The most logical question in response to the data is "so what is driving what?" are the Richie Riches of unequal places driving up the price of housing so if we whack them housing prices will normalize?  Or is the soaring cost of housing happening independently of the fat cats?  Given that housing affordability is highly correlated with housing regulation as shown above it seems clear to me that the arrow of causation goes from restrictive regulation to rising real housing prices to higher inequality rather than in the opposite direction. Indeed in our Burlington example above, we see a small, slow growing city in one of the poorest states in the nation with housing prices well above those in booming Houston.  It could also be that the places with high concentrations of the very rich who value their 'space' and 'greenery' use their extra power to deliver amenities that they particularly value and which result in choking off moderate housing development and thereby driving up housing prices.  Either way it's the restrictive land use regulation that is the 'murder weapon' so to speak.   And that restrictive land use regulation is the oh so progressive and green 'smart growth' package of heavy state controls and targeted subsidies. So whacking the Rich won't solve the problem, no matter how much fun that might be.

The other thing that a lack of housing affordability does is drive down the real standard of living.  When you take the top ten metro areas in the nation in pay per job and adjust them for the cost of living you get a radical shift at the top.  Here's a listing from Joel Kotkin that lists the highest income cities in real terms relative to their non-inflation adjusted totals.

But what's more interesting is which cities have high incomes but because of their inflated cost of living actually have much lower standards of living.  For example, in nominal terms NYC metro is the 4th 'highest' income metro area in the nation's largest 49 but when cost of living is considered it falls to 41/49 - one of the very poorest places in urban America.  Far, far poorer in real terms than Memphis or Oklahoma City.  So when you rank the cities whose nominal income to real income variance is highest (in other words Boston is ranked x in nominal terms and Y in real terms for a cost of living ranking diffential of x-y)  we get a 'who's who' of 'smart growth'.  Hmm.
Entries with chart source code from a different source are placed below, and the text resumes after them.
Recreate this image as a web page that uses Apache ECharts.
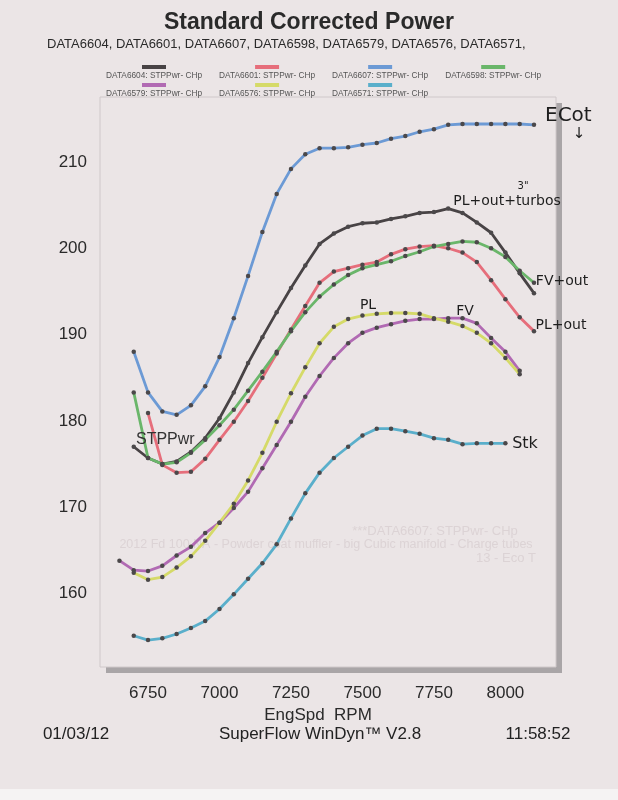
<!DOCTYPE html>
<html><head><meta charset="utf-8">
<script src="https://cdn.jsdelivr.net/npm/echarts@6/dist/echarts.min.js"></script>
<style>html,body{margin:0;padding:0;background:#ebe5e6}#c{width:618px;height:800px}</style>
</head><body><div id="c"></div>
<script>
// ---- data ----
const rpm = [6650,6700,6750,6800,6850,6900,6950,7000,7050,7100,7150,7200,7250,7300,7350,7400,7450,7500,7550,7600,7650,7700,7750,7800,7850,7900,7950,8000,8050,8100];
const data6604 = [null,177.0,175.7,175.0,175.3,176.4,178.0,180.3,183.3,186.7,189.7,192.6,195.4,198.0,200.5,201.7,202.5,202.9,203.0,203.4,203.7,204.1,204.2,204.6,204.1,203.0,201.8,199.5,197.1,194.8];
const data6601 = [null,null,180.9,174.9,174.0,174.1,175.6,177.8,179.9,182.3,185.0,187.8,190.6,193.3,196.0,197.3,197.7,198.1,198.4,199.3,199.9,200.2,200.3,200.0,199.5,198.4,196.3,194.1,192.0,190.4];
const data6607 = [null,188.0,183.3,181.1,180.7,181.8,184.0,187.4,191.9,196.8,201.9,206.3,209.2,210.9,211.6,211.6,211.7,212.0,212.2,212.7,213.0,213.5,213.8,214.3,214.4,214.4,214.4,214.4,214.4,214.3];
const data6598 = [null,183.3,175.7,175.0,175.2,176.3,177.8,179.5,181.3,183.5,185.7,188.0,190.4,192.6,194.4,195.8,196.9,197.7,198.1,198.5,199.1,199.6,200.2,200.5,200.8,200.7,200.0,199.0,197.4,196.0];
const data6579 = [163.8,162.7,162.6,163.2,164.4,165.4,167.0,168.2,169.9,171.8,174.5,177.2,179.9,182.8,185.2,187.3,189.0,190.2,190.8,191.2,191.6,191.8,191.8,191.9,191.9,191.3,189.6,188.0,185.8,null];
const data6576 = [null,162.4,161.6,161.9,163.0,164.3,166.1,168.2,170.4,173.1,176.3,179.9,183.2,186.2,189.0,190.9,191.8,192.2,192.4,192.5,192.5,192.4,191.9,191.5,191.0,190.2,189.0,187.3,185.4,null];
const data6571 = [null,155.1,154.6,154.8,155.3,156.0,156.8,158.2,159.9,161.7,163.5,165.7,168.7,171.6,174.0,175.7,177.0,178.3,179.1,179.1,178.8,178.5,178.0,177.8,177.3,177.4,177.4,177.4,null,null];
const seriesNames = ['DATA6604: STPPwr- CHp','DATA6601: STPPwr- CHp','DATA6607: STPPwr- CHp','DATA6598: STPPwr- CHp','DATA6579: STPPwr- CHp','DATA6576: STPPwr- CHp','DATA6571: STPPwr- CHp'];
const seriesValues = [data6604, data6601, data6607, data6598, data6579, data6576, data6571];
const yTicks = [160,170,180,190,200,210];
const xTicks = [6750,7000,7250,7500,7750,8000];
const titleText = 'Standard Corrected Power';
const subtitleText = 'DATA6604, DATA6601, DATA6607, DATA6598, DATA6579, DATA6576, DATA6571,';

// ---- styles ----
const lineColors = ['#484345','#e66e7b','#6c9ad5','#6ab66a','#b16ab3','#d5da68','#5aafcb'];
const FONT = '"Liberation Sans", Arial, sans-serif';
const HAND = '"DejaVu Sans", sans-serif';
const PAPER = '#ebe5e6';

function pairs(vals){ const out=[]; vals.forEach((v,i)=>{ if(v!=null) out.push([rpm[i], v]); }); return out; }

const rich = { t: {fontSize: 8.3, color:'#555', fontFamily: FONT, lineHeight: 11, align:'center'} };
lineColors.forEach((c,i)=>{ rich['b'+i] = {width:24, height:4, backgroundColor:c, lineHeight:7, align:'center', fontSize:4}; });
function legend(items, top){
  return { top, left: 101, padding:0, itemWidth:0, itemHeight:0, itemGap:12, selectedMode:false, icon:'rect',
    data: items, formatter: name => '{b'+seriesNames.indexOf(name)+'| }\n{t|'+name+'}', textStyle:{rich} };
}

function txt(x, y, s, opt, z){
  return {type:'text', x, y, z:(z==null?20:z), silent:true, style:Object.assign({text:s, fill:'#222', font:'17px '+FONT, textAlign:'center', textVerticalAlign:'middle'}, opt||{})};
}

const chart = echarts.init(document.getElementById('c'));
chart.setOption({
  animation:false,
  backgroundColor: PAPER,
  title:[
    {text:titleText, left:'center', top:11, padding:0, textStyle:{fontSize:23, fontWeight:'bold', color:'#2a2a2a', fontFamily:FONT}},
    {text:subtitleText, left:47, top:38, padding:0, textStyle:{fontSize:13, fontWeight:'normal', color:'#2a2a2a', fontFamily:FONT}}
  ],
  legend:[ legend(seriesNames.slice(0,4), 65), legend(seriesNames.slice(4), 83) ],
  grid:{left:100, top:97, right:62, bottom:133, show:true, backgroundColor:PAPER, borderColor:'#cfc8ca', borderWidth:1, z:1},
  xAxis:{type:'value', min:6582, max:8177,
    axisLine:{show:false}, axisTick:{show:false, customValues:xTicks},
    axisLabel:{customValues:xTicks, formatter:v=>String(v), fontSize:17, color:'#2a2a2a', fontFamily:FONT, margin:18},
    splitLine:{show:true, lineStyle:{color:'#e0d8da', width:1}},
    name:'EngSpd  RPM', nameLocation:'middle', nameGap:38,
    nameTextStyle:{fontSize:17, color:'#2a2a2a', fontFamily:FONT, padding:[0,20,0,0]}},
  yAxis:{type:'value', min:151.48, max:217.53,
    axisLine:{show:false}, axisTick:{show:false, customValues:yTicks},
    axisLabel:{customValues:yTicks, fontSize:17, color:'#2a2a2a', fontFamily:FONT, margin:13},
    splitLine:{show:true, lineStyle:{color:'#e0d8da', width:1}}},
  series: seriesValues.map((vals,i)=>({
    name:seriesNames[i], type:'line', data:pairs(vals), smooth:false,
    symbol:'circle', symbolSize:4.5, showSymbol:true,
    lineStyle:{color:lineColors[i], width:2.8},
    itemStyle:{color:'#4b484a', borderWidth:0},
    color: lineColors[i], z: 3
  })),
  graphic:[
    // drop shadow of the plot frame (drawn behind the grid)
    {type:'rect', shape:{x:106,y:103,width:456,height:570}, style:{fill:'#a9a5a7'}, silent:true, z:-10},
    {type:'rect', shape:{x:0,y:789,width:618,height:11}, style:{fill:'#f5f3f3'}, silent:true, z:-10},
    // faint watermark notes (behind the curves)
    txt(435, 531, '***DATA6607: STPPwr- CHp', {font:'13px '+FONT, fill:'#dcd3d5'}, 2),
    txt(326, 545, '2012 Fd 100 NA - Powder coat muffler - big Cubic manifold - Charge tubes', {font:'12.5px '+FONT, fill:'#dcd3d5'}, 2),
    txt(536, 558, '13 - Eco T', {font:'13px '+FONT, fill:'#dcd3d5', textAlign:'right'}, 2),
    // printed series label
    txt(136, 440, 'STPPwr', {font:'16px '+FONT, fill:'#333', textAlign:'left'}),
    // handwritten notes
    txt(545, 116, 'ECot', {font:'20px '+HAND, fill:'#1e1e1e', textAlign:'left'}),
    txt(579, 134, '↓', {font:'15px '+HAND, fill:'#1e1e1e'}),
    txt(523, 186, '3"', {font:'10px '+HAND, fill:'#1e1e1e'}),
    txt(507, 201, 'PL+out+turbos', {font:'14px '+HAND, fill:'#1e1e1e'}),
    txt(562, 281, 'FV+out', {font:'14px '+HAND, fill:'#1e1e1e'}),
    txt(561, 325, 'PL+out', {font:'14px '+HAND, fill:'#1e1e1e'}),
    txt(368, 305, 'PL', {font:'14px '+HAND, fill:'#1e1e1e'}),
    txt(465, 311, 'FV', {font:'14px '+HAND, fill:'#1e1e1e'}),
    txt(525, 444, 'Stk', {font:'16px '+HAND, fill:'#1e1e1e'}),
    // footer
    txt(76, 734, '01/03/12'),
    txt(320, 734, 'SuperFlow WinDyn™ V2.8'),
    txt(538, 734, '11:58:52')
  ]
});
</script></body></html>
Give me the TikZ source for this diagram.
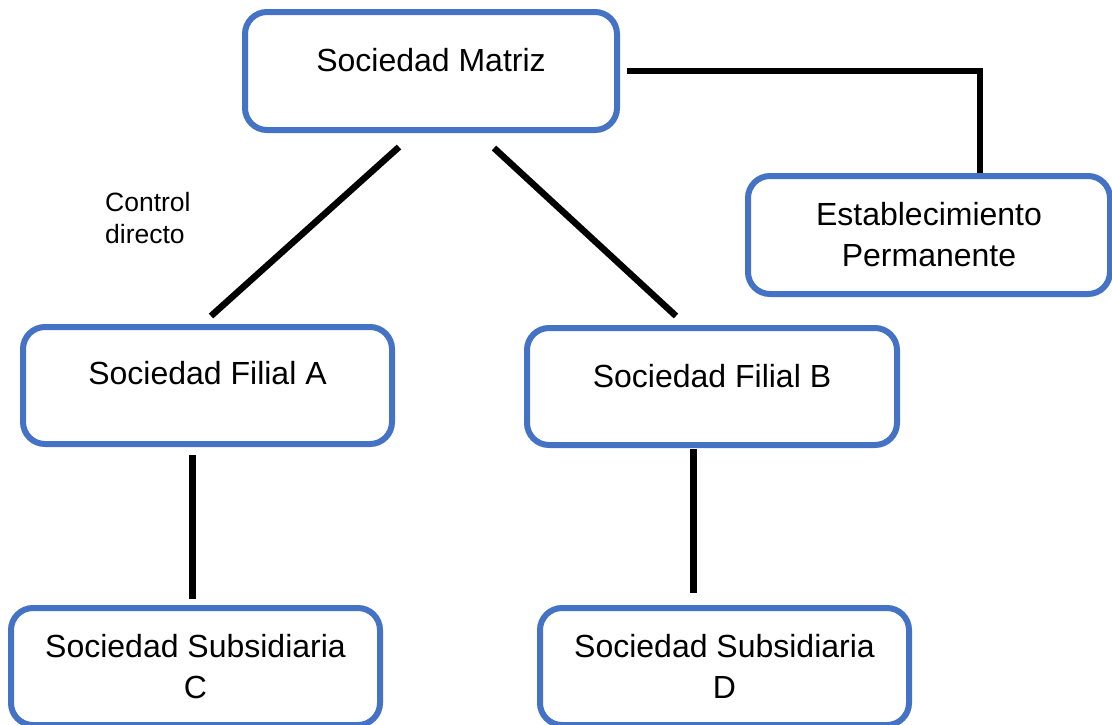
\documentclass[tikz,border=0pt]{standalone}
\usepackage{fontspec}
\setmainfont{Liberation Sans}
\usetikzlibrary{calc}
\definecolor{boxblue}{HTML}{4472C4}
\begin{document}
\begin{tikzpicture}[x=1pt,y=-1pt,
  entity/.style={draw=boxblue, line width=6pt, rounded corners=22pt, rectangle,
    minimum width=369pt, minimum height=117pt, inner sep=0pt, outer sep=0pt,
    font=\fontsize{32}{41}\selectfont},
  oneline/.style={entity, text depth=22pt},
  twoline/.style={entity, align=center},
  link/.style={line width=6.5pt, black}]
\useasboundingbox (0,0) rectangle (1112,724);
\clip (0,0) rectangle (1112,724);

% company boxes
\node[oneline, minimum width=372pt, minimum height=118pt] (matriz) at (431,71) {Sociedad Matriz};
\node[twoline, minimum width=362pt, minimum height=118pt] (estab) at (929,235) {Establecimiento\\Permanente};
\node[oneline, text depth=25pt] (filA) at (207.5,385.5) {Sociedad Filial A};
\node[oneline, minimum width=370pt] (filB) at (712,386.5) {Sociedad Filial B};
\node[twoline] (subC) at (195.5,666.5) {Sociedad Subsidiaria\\C};
\node[twoline] (subD) at (724.5,666.5) {Sociedad Subsidiaria\\D};

% side note (base anchor sits on the last line)
\node[anchor=base west, align=left, inner sep=0pt, font=\fontsize{26.5}{32}\selectfont] (ctrl) at (105,243) {Control\\directo};

% free ends of the links
\coordinate (m1) at ($(matriz.south)+(-32,17)$);
\coordinate (a1) at ($(filA.north)+(3.5,-11)$);
\coordinate (m2) at ($(matriz.south)+(63,18)$);
\coordinate (b1) at ($(filB.north)+(-36,-12)$);
\coordinate (m3) at ($(matriz.east)+(10,0)$);
\coordinate (e1) at ($(estab.north)+(51,-3)$);
\coordinate (a2) at ($(filA.south)+(-15,11)$);
\coordinate (c1) at ($(subC.north)+(-3,-9)$);
\coordinate (b2) at ($(filB.south)+(-18.7,4)$);
\coordinate (d1) at ($(subD.north)+(-31.2,-15)$);

% links
\draw[link] (m1) -- (a1);
\draw[link] (m2) -- (b1);
\draw[link] (m3) -| (e1);
\draw[link] (a2) -- (c1);
\draw[link] (b2) -- (d1);
\end{tikzpicture}
\end{document}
While it is a given that this restrictive or 'smart' growth approach discriminates against people of color it is also hostile towards the young who like minorities have less income and assets to play the real estate inflation game than their older, whiter and I guess now politically 'hipper' elders. Which drives emigration of the young to places that discriminate against them less.  A migration that is similar in the reverse to the 20th century black migration fleeing southern oppression.  Ironic isn't it?  Northern and western cities got lots of black migration because southerners hated their black neighbors and southern and intermountain west cities are now getting lots of young migration of all races because - apparently - oh so hip and progressive northern and west coast oldsters.....hate their children?  Wait, that can't be right.  But look at the bottom of Joel Kotkin's chart below: it's all 'smart growth' meccas...and depressed industrial dystopias like Detroit.  Hmm.


And at the top are all of those cities that urban hipsters love to hate - those stinking 'red state, tea party kind of places'.  Interestingly enough, Portland is both a cost of living 'heel' and a significant importer of people - I guess it's so painfully hip that people will choose poverty to be there.  Kind of cool when you think about it: hipsters living up to their principles in one of the poorest cities in America.

But who would have guessed that Smart Growth spells Jim Crow?  Only worse because say what you will about post-bellum southern racism, by and large the Jim Crow racists weren't screwing their own children.*  So jelly doughnuts all around!

* Although clearly they were screwing the siblings and cousins that their slave owning ancestors produced.